UPDATED: Housing opponents swamped by up to THIRTY identical letters through their doors after council computer glitch

The Hampden Fields action group delivers objections to the council last month
The Hampden Fields action group delivers objections to the council last month

A council computer glitch has seen hundreds of unwanted letters sent to objectors to plans for 3,000 new homes.

Letters are being sent to each of the 4,379 people who objected to the Hampden Fields plan, which proposes building between Bedgrove and Weston Turville.

However, some residents have received multiple copies of the same letter, with one household reportedly getting 30.

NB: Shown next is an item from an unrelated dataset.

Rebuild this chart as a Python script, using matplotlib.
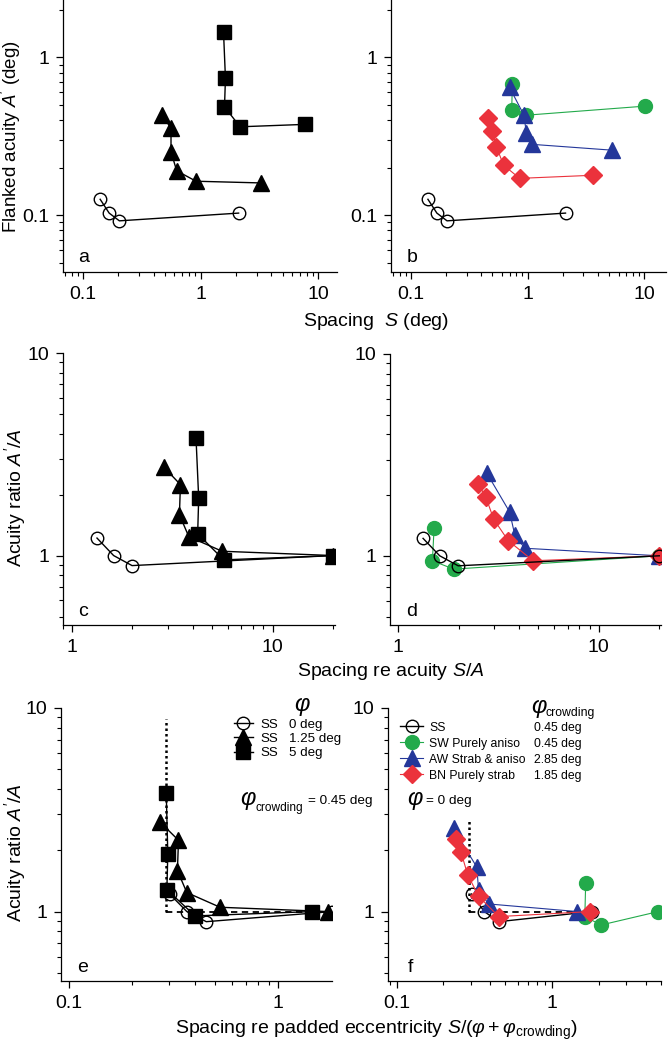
import numpy as np
import matplotlib.pyplot as plt
from matplotlib.ticker import NullFormatter
from matplotlib.lines import Line2D

plt.rcParams['font.family'] = ['Liberation Sans', 'DejaVu Sans']
plt.rcParams['mathtext.fontset'] = 'custom'
plt.rcParams['mathtext.rm'] = 'Liberation Sans'
plt.rcParams['mathtext.it'] = 'Liberation Sans:italic'
plt.rcParams['mathtext.bf'] = 'Liberation Sans:bold'

W, H = 672, 1043

GREEN = '#23aa4b'
BLUE = '#24379a'
RED = '#eb323c'

# ---- panels a, b : flanked acuity A' (deg) vs spacing S (deg)
ss0_S = [0.14, 0.167, 0.204, 2.11]
ss0_A = [0.126, 0.103, 0.092, 0.103]
ss125_S = [0.473, 0.561, 0.561, 0.627, 0.916, 3.25]
ss125_A = [0.43, 0.355, 0.252, 0.191, 0.164, 0.160]
ss5_S = [1.57, 1.63, 1.60, 2.17, 7.74]
ss5_A = [1.44, 0.736, 0.486, 0.363, 0.376]
sw_S = [0.74, 0.73, 0.975, 10.2]
sw_A = [0.677, 0.463, 0.43, 0.491]
aw_S = [0.70, 0.93, 0.975, 1.09, 5.3]
aw_A = [0.645, 0.43, 0.33, 0.281, 0.258]
bn_S = [0.458, 0.499, 0.54, 0.623, 0.855, 3.66]
bn_A = [0.41, 0.343, 0.271, 0.207, 0.171, 0.179]

# ---- panels c, d : acuity ratio A'/A vs spacing re acuity S/A
ss0_SA = [1.33, 1.61, 1.99, 20]
ss0_R = [1.22, 1.0, 0.892, 1.0]
ss125_SA = [2.86, 3.47, 3.43, 3.82, 5.6, 20]
ss125_R = [2.74, 2.24, 1.59, 1.24, 1.05, 1.0]
ss5_SA = [4.15, 4.28, 4.23, 5.71, 20]
ss5_R = [3.81, 1.92, 1.28, 0.952, 1.0]
sw_SA = [1.51, 1.48, 1.89, 20]
sw_R = [1.38, 0.945, 0.859, 1.0]
aw_SA = [2.77, 3.59, 3.81, 4.27, 20]
aw_R = [2.56, 1.65, 1.27, 1.09, 1.0]
bn_SA = [2.50, 2.73, 2.99, 3.53, 4.70, 20]
bn_R = [2.28, 1.96, 1.52, 1.19, 0.945, 1.0]

# ---- panels e, f : spacing re padded eccentricity S/(phi+phi_crowding)
ss0_P = [0.303, 0.366, 0.453, 1.80]
ss125_P = [0.274, 0.334, 0.330, 0.366, 0.527, 1.73]
ss5_P = [0.292, 0.297, 0.294, 0.401, 1.44]
sw_P = [1.64, 1.62, 2.06, 4.8]
aw_P = [0.232, 0.328, 0.336, 0.39, 1.45]
bn_P = [0.241, 0.259, 0.286, 0.336, 0.453, 1.75]

# crowding model: critical spacing and unit ratio
crit_x = [0.29, 0.29]
crit_y_e = [1.0, 8.8]
crit_y_f = [1.0, 2.78]
flat_x = [0.29, 2.0]
flat_y = [1.0, 1.0]

legend_e = ['0 deg', '1.25 deg', '5 deg']
legend_f_names = ['SS', 'SW Purely aniso', 'AW Strab & aniso', 'BN Purely strab']
legend_f_vals = ['0.45 deg', '0.45 deg', '2.85 deg', '1.85 deg']

fig = plt.figure(figsize=(W / 100, H / 100), dpi=100)


def make_ax(l, t, r, b):
    return fig.add_axes([l / W, 1 - b / H, (r - l) / W, (b - t) / H])


def ptext(x, y, s, **kw):
    return fig.text(x / W, 1 - y / H, s, **kw)


def style(ax, xlim, ylim, xt, yt):
    ax.set_xscale('log')
    ax.set_yscale('log')
    ax.set_xlim(xlim)
    ax.set_ylim(ylim)
    ax.spines['top'].set_visible(False)
    ax.spines['right'].set_visible(False)
    for s in ['left', 'bottom']:
        ax.spines[s].set_linewidth(0.9)
    ax.set_xticks(xt)
    ax.set_xticklabels(['%g' % v for v in xt])
    ax.set_yticks(yt)
    ax.set_yticklabels(['%g' % v for v in yt])
    ax.xaxis.set_minor_formatter(NullFormatter())
    ax.yaxis.set_minor_formatter(NullFormatter())
    ax.tick_params(which='major', length=5, width=0.9, labelsize=14, pad=5)
    ax.tick_params(which='minor', length=2.8, width=0.8)


def ss0(ax, x, y, z=3):
    ax.plot(x, y, color='k', lw=1, marker='o', ms=9, mfc='none', mew=1, zorder=z)


def ss125(ax, x, y):
    ax.plot(x, y, color='k', lw=1, marker='^', ms=11, mfc='k', zorder=3)


def ss5(ax, x, y):
    ax.plot(x, y, color='k', lw=1, marker='s', ms=10.5, mfc='k', zorder=3)


def sw(ax, x, y):
    ax.plot(x, y, color=GREEN, lw=0.8, marker='o', ms=10, zorder=3)


def aw(ax, x, y):
    ax.plot(x, y, color=BLUE, lw=0.8, marker='^', ms=11.3, zorder=3)


def bn(ax, x, y):
    ax.plot(x, y, color=RED, lw=0.8, marker='D', ms=9.6, zorder=3)


# panel a
ax = make_ax(63, 0, 337, 272)
style(ax, (0.0676, 14.5), (0.0436, 2.31), [0.1, 1, 10], [0.1, 1])
ss0(ax, ss0_S, ss0_A)
ss125(ax, ss125_S, ss125_A)
ss5(ax, ss5_S, ss5_A)

# panel b
ax = make_ax(391, 0, 666, 272)
style(ax, (0.0676, 15.3), (0.0436, 2.31), [0.1, 1, 10], [0.1, 1])
ss0(ax, ss0_S, ss0_A)
sw(ax, sw_S, sw_A)
aw(ax, aw_S, aw_A)
bn(ax, bn_S, bn_A)

# panel c
ax = make_ax(63, 353, 335, 625)
style(ax, (0.90, 20.5), (0.454, 10), [1, 10], [1, 10])
ss0(ax, ss0_SA, ss0_R)
ss125(ax, ss125_SA, ss125_R)
ss5(ax, ss5_SA, ss5_R)

# panel d
ax = make_ax(390, 354, 661, 625)
style(ax, (0.91, 20.4), (0.454, 10), [1, 10], [1, 10])
sw(ax, sw_SA, sw_R)
aw(ax, aw_SA, aw_R)
bn(ax, bn_SA, bn_R)
ss0(ax, ss0_SA, ss0_R, z=4)

# panel e
ax_e = make_ax(61, 708, 332, 981)
style(ax_e, (0.092, 1.8), (0.456, 10), [0.1, 1], [1, 10])
ax_e.plot(crit_x, crit_y_e, color='k', lw=1.8, ls=(0, (1, 1.2)), zorder=2)
ax_e.plot(flat_x, flat_y, color='k', lw=1.3, ls=(0, (3.5, 2.5)), zorder=2)
ss0(ax_e, ss0_P, ss0_R)
ss125(ax_e, ss125_P, ss125_R)
ss5(ax_e, ss5_P, ss5_R)

# panel f
ax_f = make_ax(388, 708, 661, 981)
style(ax_f, (0.088, 5.0), (0.456, 10), [0.1, 1], [1, 10])
ax_f.plot(crit_x, crit_y_f, color='k', lw=1.8, ls=(0, (1, 1.2)), zorder=2)
ax_f.plot(flat_x, flat_y, color='k', lw=1.3, ls=(0, (3.5, 2.5)), zorder=2)
ss0(ax_f, ss0_P, ss0_R)
sw(ax_f, sw_P, sw_R)
aw(ax_f, aw_P, aw_R)
bn(ax_f, bn_P, bn_R)

# legends
h_e = [Line2D([], [], color='k', lw=1, marker='o', ms=9, mfc='none'),
       Line2D([], [], color='k', lw=1, marker='^', ms=11, mfc='k'),
       Line2D([], [], color='k', lw=1, marker='s', ms=10.5, mfc='k')]
leg_e = ax_e.legend(h_e, ['SS'] * 3, loc='upper left', bbox_to_anchor=(0.638, 0.962),
                    frameon=False, fontsize=9.6, handlelength=1.4, handletextpad=0.6,
                    labelspacing=0.15, borderpad=0, borderaxespad=0)

h_f = [Line2D([], [], color='k', lw=1, marker='o', ms=9, mfc='none'),
       Line2D([], [], color=GREEN, lw=0.8, marker='o', ms=10),
       Line2D([], [], color=BLUE, lw=0.8, marker='^', ms=11.3),
       Line2D([], [], color=RED, lw=0.8, marker='D', ms=9.6)]
leg_f = ax_f.legend(h_f, legend_f_names, loc='upper left', bbox_to_anchor=(0.044, 0.950),
                    frameon=False, fontsize=8.8, handlelength=1.9, handletextpad=0.5,
                    labelspacing=0.33, borderpad=0, borderaxespad=0)

fig.canvas.draw()
inv = fig.transFigure.inverted()
for txt, val in zip(leg_e.get_texts(), legend_e):
    bb = txt.get_window_extent()
    yc = inv.transform((0, (bb.y0 + bb.y1) / 2))[1]
    fig.text(289 / W, yc, val, fontsize=9.6, va='center', ha='left')
for txt, val in zip(leg_f.get_texts(), legend_f_vals):
    bb = txt.get_window_extent()
    yc = inv.transform((0, (bb.y0 + bb.y1) / 2))[1]
    fig.text(534 / W, yc, val, fontsize=8.8, va='center', ha='left')

# legend headers and model notes
ptext(302, 705, 'φ', fontsize=17, style='italic', ha='center', va='center')
ptext(531, 707, 'φ', fontsize=17, style='italic', ha='left', va='center')
ptext(546, 713, 'crowding', fontsize=8.8, ha='left', va='center')
ptext(240, 799, 'φ', fontsize=17, style='italic', ha='left', va='center')
ptext(255, 808, 'crowding', fontsize=8.6, ha='left', va='center')
ptext(308, 801, '= 0.45 deg', fontsize=9.7, ha='left', va='center')
ptext(407, 799, 'φ', fontsize=17, style='italic', ha='left', va='center')
ptext(426, 801, '= 0 deg', fontsize=9.7, ha='left', va='center')

# panel letters
for x, y, s in [(84, 257, 'a'), (412, 257, 'b'), (83, 612, 'c'),
                (412, 612, 'd'), (83, 967, 'e'), (410, 967, 'f')]:
    ptext(x, y, s, fontsize=14, ha='center', va='center')

# axis labels
ptext(11, 233, "Flanked acuity $A'$ (deg)", fontsize=13.5, rotation=90, ha='center', va='bottom')
ptext(15, 567, "Acuity ratio $A'/A$", fontsize=14, rotation=90, ha='center', va='bottom')
ptext(15, 922, "Acuity ratio $A'/A$", fontsize=14, rotation=90, ha='center', va='bottom')
ptext(376, 322, 'Spacing  $S$ (deg)', fontsize=14, ha='center', va='center')
ptext(391, 672, 'Spacing re acuity $S/A$', fontsize=14, ha='center', va='center')
ptext(376, 1030, r'Spacing re padded eccentricity $S/(\varphi+\varphi_{\mathrm{crowding}})$',
      fontsize=14, ha='center', va='center')

fig.savefig('out.png', dpi=100)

Aylesbury Vale District Council said a technical issue meant some people who had objected to the original Hampden Fields plan and the revised plan, submitted late last year, had received two letters, one for each objection. The council says the error cost it £151.

However, this does not explain why some people have got so many.

One Weston Turville resident said: “There’s only two of us here who objected. If the problem is as they say we should have got four letters at the most, but we got nine.

“The postman said he had just been to a house where he delivered 30 identical letters.

“They’re not addressed to anyone, it just says ‘to the occupier’.

“It’s such a waste of money. Next thing we’ll get a letter saying how much the council tax has gone up.”

Another resident said: “I am incredulous. The postman has just delivered 10 identical letters. I’m lost for words.”

The council apologised to households that have received extra letters, saying the problem had been identified before all the letters were sent out. It said 500 additional letters were sent out which should not have been, costing 31p each.

Although the Planning Inspectorate has agreed to hear the applicants’ appeal over the Hampden Fields plan, the council’s planning committee must still meet to discuss and vote on the plan. This meeting is due to take place on April 10.

The Hampden Fields consortium applied for non-determination by the council because it wants the plan to be heard by an inspector at the same time as the appeal to build 2,745 homes in Fleet Marston, a proposal which was originally thrown out by councillors.